Wednesday morning, December 12, 2007
My computer just reminded me that I have an appointment with my cardiologist Friday afternoon at 2:00, which at first glance is no big deal, especially when compared to having my prostate checked; however, this woman is my HEART doctor and it has “sick sinus syndrome,” which requires that I have a pacemaker. Now, a pacemaker is no big deal—really!—until it gets to be five years old (which mine is and then some), which is when the battery begins to run out of energy (possibly!). Of course, this means that I have to have it checked often, like every month, to be sure it is in “Copper Top” condition (this was done last night!). The problem is this: no one ever tells me whether the battery is “full of energy,” “half-way full,” or “almost dead”. Since I am yet alive, I can only assume that it has at least enough energy for the moment!

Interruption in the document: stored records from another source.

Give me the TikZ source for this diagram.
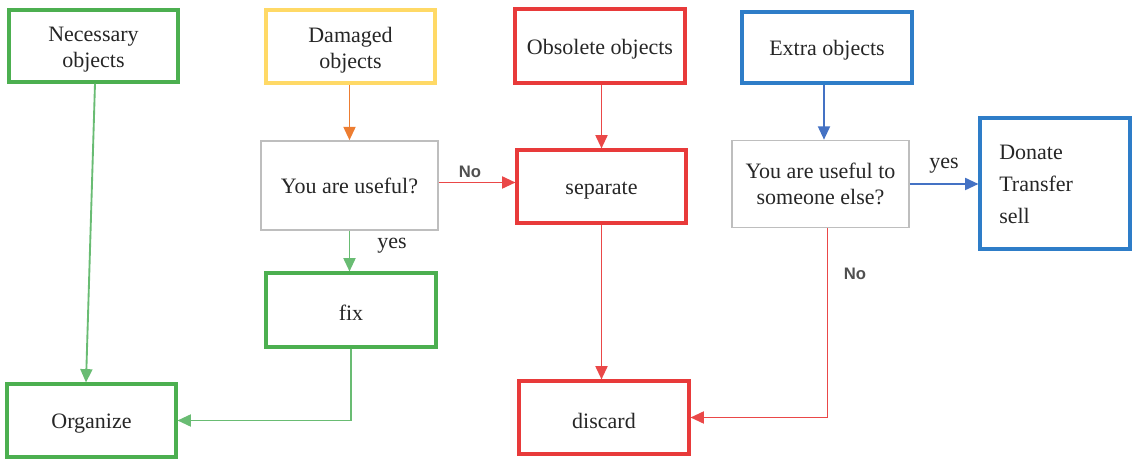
\documentclass[tikz,border=0pt]{standalone}
\usepackage{fontspec}
\setmainfont{Liberation Serif}
\newfontfamily\lblfont{Liberation Sans}
\usetikzlibrary{arrows.meta,calc}
\definecolor{gbox}{RGB}{76,175,80}
\definecolor{gline}{RGB}{105,188,115}
\definecolor{rbox}{RGB}{232,58,58}
\definecolor{rline}{RGB}{234,72,72}
\definecolor{ybox}{RGB}{255,217,102}
\definecolor{oline}{RGB}{237,125,49}
\definecolor{bbox}{RGB}{46,125,200}
\definecolor{bline}{RGB}{68,114,196}
\definecolor{graybox}{RGB}{190,190,190}
\definecolor{lblgray}{RGB}{80,80,80}
\tikzset{
  box/.style={draw, line width=2.3pt, inner sep=0pt, align=center,
    font=\fontsize{16.5}{19.5}\selectfont, text=black!85,
    execute at begin node={\rule{0pt}{16pt}}},
  qbox/.style={draw=graybox, line width=1.2pt, inner sep=0pt, align=center,
    font=\fontsize{16.5}{19.5}\selectfont, text=black!85},
  conn/.style={line width=1.4pt, -{Triangle[length=10pt,width=9pt]}},
  lbl/.style={font=\fontsize{16.5}{19.5}\selectfont, text=black!85},
  boxtext/.style={lbl, align=center, inner sep=0pt, yshift=-2.5pt},
  nolbl/.style={font=\lblfont\bfseries\fontsize{12.5}{14}\selectfont, text=lblgray}
}
\begin{document}
\begin{tikzpicture}[x=0.75pt,y=-0.75pt]
\useasboundingbox (0,0) rectangle (1132,459);
% boxes
\node[box, draw=gbox, minimum width=169*0.75pt, minimum height=72*0.75pt,
  label={[boxtext]center:Necessary\\objects}] (nec) at (93.5,46) {};
\node[box, draw=ybox, minimum width=169*0.75pt, minimum height=73*0.75pt,
  label={[boxtext]center:Damaged\\objects}] (dam) at (350.5,46.5) {};
\node[box, draw=rbox, minimum width=170*0.75pt, minimum height=74*0.75pt] (obs) at (600,46) {Obsolete objects};
\node[box, draw=bbox, minimum width=170*0.75pt, minimum height=71*0.75pt] (ext) at (827,47.5) {Extra objects};
\node[qbox, minimum width=177*0.75pt, minimum height=89*0.75pt] (use1) at (349.5,185.5) {You are useful?};
\node[box, draw=rbox, minimum width=169*0.75pt, minimum height=73*0.75pt] (sep) at (601.5,186.5) {separate};
\node[qbox, minimum width=177*0.75pt, minimum height=87*0.75pt] (use2) at (820.5,184) {You are useful to\\someone else?};
\node[box, draw=bbox, minimum width=150*0.75pt, minimum height=131*0.75pt] (don) at (1055,183.5) {};
\node[lbl, anchor=north west, align=left, inner sep=0pt, font=\fontsize{16.5}{24}\selectfont] (dontext) at (999,145) {Donate\\Transfer\\sell};
\node[box, draw=gbox, minimum width=170*0.75pt, minimum height=74*0.75pt] (fix) at (351,310) {fix};
\node[box, draw=gbox, minimum width=169*0.75pt, minimum height=73*0.75pt] (org) at (91.5,420.5) {Organize};
\node[box, draw=rbox, minimum width=170*0.75pt, minimum height=73*0.75pt] (dis) at (604,417.5) {discard};
% connectors
\draw[conn, gline] ($(nec.south)+(1.5,0)$) -- ($(org.north)+(-5.5,0)$);
\draw[conn, oline] (dam.south -| use1.north) -- (use1.north);
\draw[conn, gline] (use1.south) -- (use1.south |- fix.north);
\draw[conn, gline] (fix.south) |- (org.east);
\coordinate (u1e) at ($(use1.east)+(0,-3)$);
\draw[conn, rline] (u1e) -- (u1e -| sep.west);
\draw[conn, rline] (obs.south -| sep.north) -- (sep.north);
\draw[conn, rline] (sep.south) -- (sep.south |- dis.north);
\coordinate (e2) at ($(use2.north)+(3.5,0)$);
\draw[conn, bline] (ext.south -| e2) -- (e2);
\draw[conn, bline] (use2.east) -- (use2.east -| don.west);
\draw[conn, rline] ($(use2.south)+(7,0)$) |- (dis.east);
% labels
\node[nolbl] (no1) at (470,172) {No};
\node[lbl] (yes1) at (392,246) {yes};
\node[lbl] (yes2) at (944,166) {yes};
\node[nolbl] (no2) at (855,274) {No};
\end{tikzpicture}
\end{document}
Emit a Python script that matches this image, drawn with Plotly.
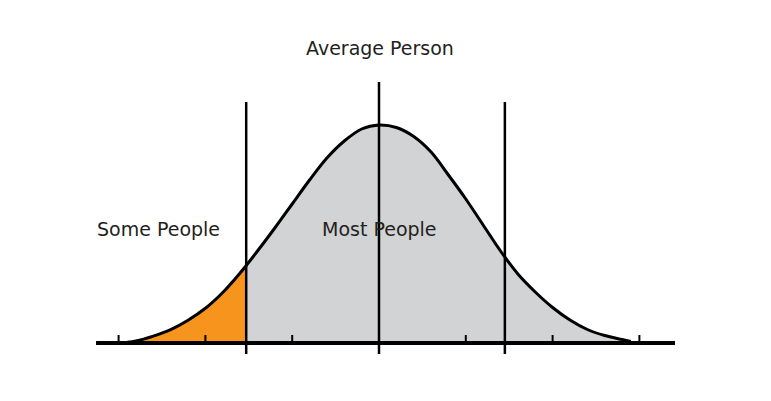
import plotly.graph_objects as go

# Bell curve (x in tick units, y = height relative to the peak of 218)
curve_x = [-2.9, -2.8, -2.6, -2.4, -2.2, -2.0, -1.8, -1.6, -1.53, -1.4, -1.2, -1.0, -0.8, -0.6, -0.4, -0.2, 0.0,
           0.2, 0.4, 0.6, 0.8, 1.0, 1.2, 1.4, 1.6, 1.8, 2.0, 2.2, 2.4, 2.6, 2.8, 2.9]
curve_h = [0.8, 2, 6.9, 13.4, 22.8, 34.7, 50.5, 70, 77.5, 92, 115, 139, 163, 185, 202, 214, 218,
           215.5, 206.5, 191, 168, 144, 118, 92, 69, 51, 35.5, 23, 13.5, 7.5, 3.5, 1.5]
PEAK = 218.0
curve_y = [h / PEAK for h in curve_h]

tick_positions = [-3, -2, -1, 0, 1, 2, 3]
cut_left = -1.53
cut_right = 1.45
center = 0.0

labels = ["Some People", "Most People", "Average Person"]

i_cut = curve_x.index(cut_left)

fig = go.Figure()
fig.add_trace(go.Scatter(x=curve_x[:i_cut + 1], y=curve_y[:i_cut + 1], fill="tozeroy",
                         fillcolor="#f7941d", line=dict(width=0, shape="spline"), mode="lines",
                         hoverinfo="skip"))
fig.add_trace(go.Scatter(x=curve_x[i_cut:], y=curve_y[i_cut:], fill="tozeroy",
                         fillcolor="#d1d3d4", line=dict(width=0, shape="spline"), mode="lines",
                         hoverinfo="skip"))
fig.add_trace(go.Scatter(x=curve_x, y=curve_y, mode="lines",
                         line=dict(color="black", width=3, shape="spline", smoothing=1),
                         hoverinfo="skip"))

px = 1 / PEAK
shapes = []
# baseline
shapes.append(dict(type="line", x0=-3.26, x1=3.41, y0=0, y1=0, line=dict(color="black", width=4)))
for t in tick_positions:
    shapes.append(dict(type="line", x0=t, x1=t, y0=0, y1=8 * px, line=dict(color="black", width=2)))
shapes.append(dict(type="line", x0=cut_left, x1=cut_left, y0=-11 * px, y1=241 * px,
                   line=dict(color="black", width=2.5)))
shapes.append(dict(type="line", x0=cut_right, x1=cut_right, y0=-11 * px, y1=241 * px,
                   line=dict(color="black", width=2.5)))
shapes.append(dict(type="line", x0=center, x1=center, y0=-11 * px, y1=261 * px,
                   line=dict(color="black", width=2.5)))

font = dict(family="DejaVu Sans", size=19, color="#231f20")
annotations = [
    dict(x=-2.535, y=114 * px, text=labels[0], showarrow=False, font=font),
    dict(x=0.01, y=114 * px, text=labels[1], showarrow=False, font=font),
    dict(x=0.01, y=295 * px, text=labels[2], showarrow=False, font=font),
]

fig.update_layout(
    width=771, height=401,
    margin=dict(l=0, r=0, t=0, b=0),
    paper_bgcolor="white", plot_bgcolor="white",
    showlegend=False,
    shapes=shapes, annotations=annotations,
    xaxis=dict(range=[-379 / 86.8, 392 / 86.8], visible=False, fixedrange=True),
    yaxis=dict(range=[-58 * px, 343 * px], visible=False, fixedrange=True),
)
fig.write_html("out.html", config={"displayModeBar": False},
               post_script="document.body.style.margin='0';")
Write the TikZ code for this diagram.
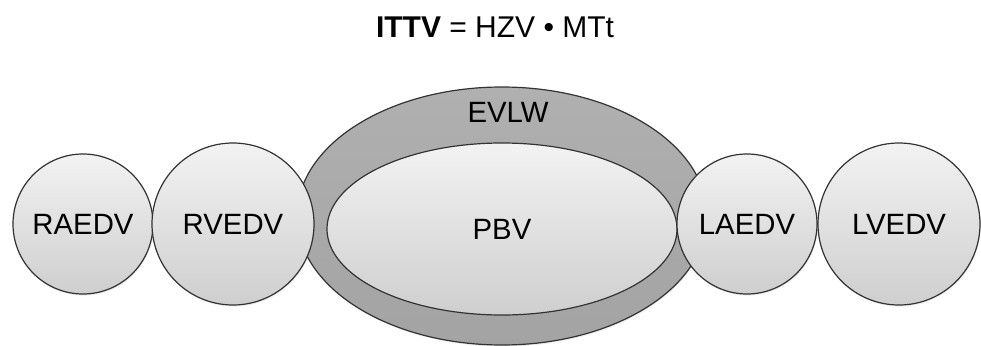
\documentclass[tikz,border=0pt]{standalone}
\usepackage{fontspec}
\setmainfont{Liberation Sans}
\usetikzlibrary{shapes,shadows}
\usetikzlibrary{positioning,calc}

\begin{document}
\begin{tikzpicture}[x=0.75pt, y=-0.75pt, align=center]

%local definitions
\tikzstyle{Chamber} = [draw=black!80, line width=0.9pt, circle, inner sep=0pt, top color=gray!10, bottom color=gray!38, drop shadow={opacity=0.15, shadow xshift=0.6pt, shadow yshift=-1.2pt}, font=\fontsize{22}{26}\selectfont]
\tikzstyle{Atrium} = [Chamber, minimum size=105pt]
\tikzstyle{Ventricle} = [Chamber, minimum size=121.5pt]
\tikzstyle{Lung} = [draw=black!80, line width=0.9pt, ellipse, inner sep=0pt, top color=gray!62, bottom color=gray!72, drop shadow={opacity=0.15, shadow xshift=0.6pt, shadow yshift=-1.2pt}]
\tikzstyle{Blood} = [draw=black!80, line width=0.9pt, ellipse, inner sep=0pt, top color=gray!10, bottom color=gray!38, font=\fontsize{22}{26}\selectfont]

\useasboundingbox (0,0) rectangle (981,346);

%formula
	\node[font=\fontsize{22.5}{27}\selectfont] (formula) at (495,27) {\textbf{ITTV} = HZV • MTt};

%lung compartment
	\node [Lung, minimum width=307.5pt, minimum height=193.5pt] (EVLW) at (502,216) {};
	\node [font=\fontsize{22}{26}\selectfont] (EVLWname) at (508,112) {EVLW};
	\node [Blood, minimum width=262.5pt, minimum height=129pt] (PBV) at (502,229) {PBV};

%heart chambers
	\node [Atrium] (RAEDV) at (83,224) {RAEDV};
	\node [Ventricle] (RVEDV) at (233,224) {RVEDV};
	\node [Atrium] (LAEDV) at (747,224) {LAEDV};
	\node [Ventricle] (LVEDV) at (899,224) {LVEDV};

\end{tikzpicture}
\end{document}
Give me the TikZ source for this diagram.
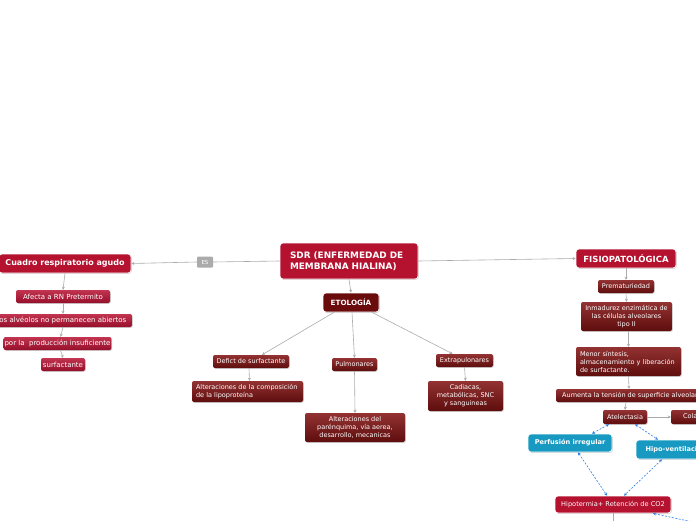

Getting this pacemaker checked is quite high tech; I call somewhere in Connecticut or New York and speak to someone who does not speak true English (Southern!) and tell them that it is time for my pacemaker check. The rest is very routine: I place the telephone receiver onto a device that transmits an EKG from electrodes that are attached to my wrists to Connecticut or New York. This goes on for 40 seconds, and then I place a magnet over my pacemaker for another 40 seconds, which by the way shuts it off so they can determine how much energy is left in the battery (they NEVER tell me, however!), while I hope it comes back on (of course, the only way I can tell for sure is that I continue breathing!). Finally, I repeat step #1, only to hear, “PERFECT! Call us if you need anything!” Now, that “perfect” does NOT mean that my pacemaker’s battery is perfectly filled with energy; it simply means that the tech received a legible EKG.
As you might imagine, this continues to go downhill. This tech passes the EKG along to some monitor tech in India or Afghanistan or Iran, who decides if a REAL doctor needs to see it. If so, then the strip is sent via fax or carrier pigeon or email to a REAL doctor in Uzbekistan or Istanbul or Iceland, who determines if MY cardiologist needs to be brought up to speed. Well, this works out very nice because I get to see her once a year, unless her office calls to cancel my appointment due to some emergency, which means that it will be at least 6 more months before I see her. Well this ain’t (Southern for is not) rocket science; the way I figure it, it is entirely possible that I could have been dead for 19 months before MY cardiologist ever found it out, unless she reads the daily obits and happens to recognize my name.
For those of you who know me, you have probably already figured out that I have casually mentioned this to her, only to learn that she hates the way this is done, too, but Medicare won’t pay for it to be done in her office, so she has no other choice. Well, heck, even though I am eligible for Medicare, I only have part A because we (my wife and I) have other insurance until she turns 65 (which ain’t long), so Medicare wasn’t paying my bill anyway, but that isn’t the point.
The point is this: if we aren’t careful, the government is going to be taking charge of the treatment of our other heart—the one that really matters—and when it does, we won’t like it anymore than I like the way my physical heart is treated now. You can rest assured of this: if (probably, when) the radical Muslim world takes charge of the USA, what we know as freedom of religion will no longer exist and someone from Iran or Istanbul or some place, will be dictating more than you and I desire.
Just a reminder that complacency ain’t a good idea!